Summary of Differences between the 2011 AMPTP and Network MBA

A.    Possessive Credits – Television

In the Network Agreement, each Company agrees to continue its policies regarding possessive credits in a manner consistent with its past practices.  There is no such provision in the AMPTP Agreement, but this subject and others are to be addressed in the Committee on the Professional Status of Writers.

B.    “Free Rewrites” – Long-Form Television

In the Network Agreement, the Producer must notify the Network when the first draft teleplay is received.  In the AMPTP MBA, there is a “Special Company Affirmative Covenant” of timely payment.

Traditionally, the network reviews all drafts for which it issues payment.  In the Network MBA, if the employing Company wants to ask for an additional draft without showing it to the Network, it must make an arrangement with the Network that the Network will pay for a draft it does not review.  In the AMPTP MBA, it is presumed the Network will pay for a producer’s draft commissioned by the employing Company, whether or not the Network receives such draft.

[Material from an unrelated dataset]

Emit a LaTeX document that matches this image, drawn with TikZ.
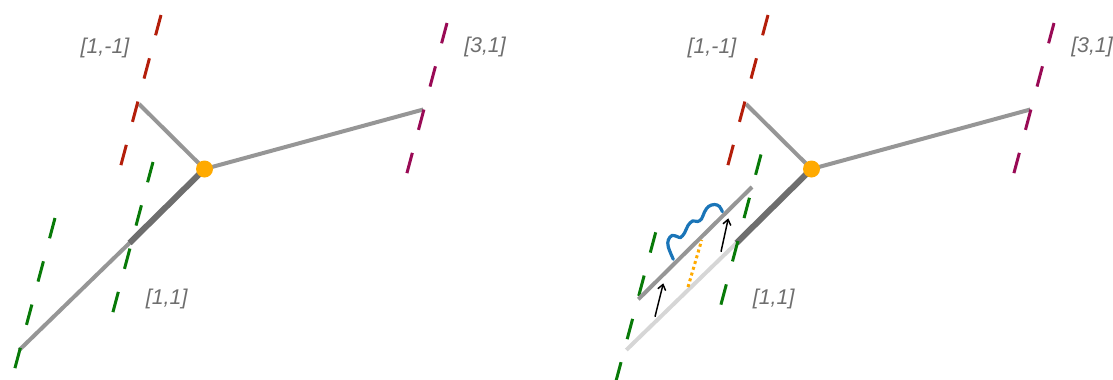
\documentclass[tikz,border=0pt]{standalone}
\usepackage{fontspec}
\setmainfont{Liberation Sans}
\usetikzlibrary{arrows.meta}
\definecolor{rayred}{HTML}{B41E0A}
\definecolor{raygreen}{HTML}{087A08}
\definecolor{raypurple}{HTML}{990A55}
\definecolor{armgray}{HTML}{969696}
\definecolor{coregray}{HTML}{6E6E6E}
\definecolor{ghostgray}{HTML}{D6D6D6}
\definecolor{hubgold}{HTML}{FFAA00}
\definecolor{wavy}{HTML}{1A75B8}
\definecolor{tagtext}{HTML}{6E6E6E}
\tikzset{arm/.style={draw=armgray,line width=3pt},core/.style={draw=coregray,line width=4.5pt},ghost/.style={draw=ghostgray,line width=3pt},ray/.style={draw=#1,line width=2.25pt,dash pattern=on 15.75pt off 17.85pt},tag/.style={text=tagtext,font=\itshape\fontsize{16}{19}\selectfont,inner sep=0pt},hub/.style={circle,fill=hubgold,minimum size=12.75pt,inner sep=0pt},nudge/.style={draw=black,line width=1.1pt,-{Straight Barb[length=4pt,width=6pt]}},wiggle/.style={draw=wavy,line width=2.4pt,line cap=round},gap/.style={draw=hubgold,line width=2.25pt,dash pattern=on 2.25pt off 2.25pt}}

\begin{document}
\begin{tikzpicture}[x=0.75pt,y=-0.75pt]
\useasboundingbox (0,0) rectangle (1113,379);
\foreach \dx/\lo/\gx/\gy/\mx/\my in {0/arm/55/218/153/162,607/ghost/48.7/232.3/154/154.5}{
\begin{scope}[shift={(\dx,0)}]
\coordinate (o) at (204.5,169);
\coordinate (up) at (139,104);
\coordinate (rt) at (423.3,109.5);
\coordinate (jn) at (129.5,243);
\coordinate (lo) at (19.3,350);
\draw[arm] (o) -- (up);
\draw[arm] (o) -- (rt);
\draw[\lo] (jn) -- (lo);
\draw[core] (o) -- (jn);
\draw[ray=rayred] (161,15) -- ++(-40.3,151);
\draw[ray=raypurple] (447,23) -- ++(-40.3,151);
\draw[ray=raygreen] (\mx,\my) -- ++(-40.3,151);
\draw[ray=raygreen] (\gx,\gy) -- ++(-40.3,151);
\node[hub] (dot) at (o) {};
\node[tag] (neg) at (105,48.3) {[1,-1]};
\node[tag] (far) at (485,47.3) {[3,1]};
\node[tag] (pos) at (166.7,299) {[1,1]};
\end{scope}}
% moved copy of the lower arm
\coordinate (s1) at (638.3,299.3);
\coordinate (s2) at (752,187);
\draw[arm] (s1) -- (s2);
\coordinate (g1) at (688,287);
\coordinate (g2) at (701.7,240);
\draw[gap] (g1) -- (g2);
\coordinate (a1) at (655,316.7);
\coordinate (b1) at (663.3,283.3);
\coordinate (a2) at (721,251.7);
\coordinate (b2) at (728.3,218.3);
\draw[nudge] (a1) -- (b1);
\draw[nudge] (a2) -- (b2);
\draw[wiggle] plot[smooth,tension=0.6] coordinates {(673.3,259.3) (668.3,247) (668.3,240) (672,235.5) (677,236.5) (680.5,237.5) (684.5,233) (688,225.5) (692.5,221) (697.5,221.5) (701.5,219) (704.5,212) (708.5,206.5) (714.5,204.5) (719.5,206.5) (722.3,211.7)};
\end{tikzpicture}
\end{document}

C.    Replacing the Writer of Original Material – Theatrical and Long-Form Television

In the Network Agreement, for both theatrical and long-form TV pictures, and in the AMPTP Agreement for screen only, if the Company contemplates replacing a writer who sells, licenses or is employed to write original material, then a production executive who has read the material must meet with the writer, discuss the Company’s view, and give the writer a reasonable opportunity to discuss continuing with the project.  In the AMPTP Agreement, this provision does not apply to the sale of original material for long-form television and, with respect to employment to write an original long-form teleplay, if the Company desires to engage another writer to rewrite the teleplay, it will discuss with the first writer its reason(s) for not continuing that writer on the project after his or her first draft.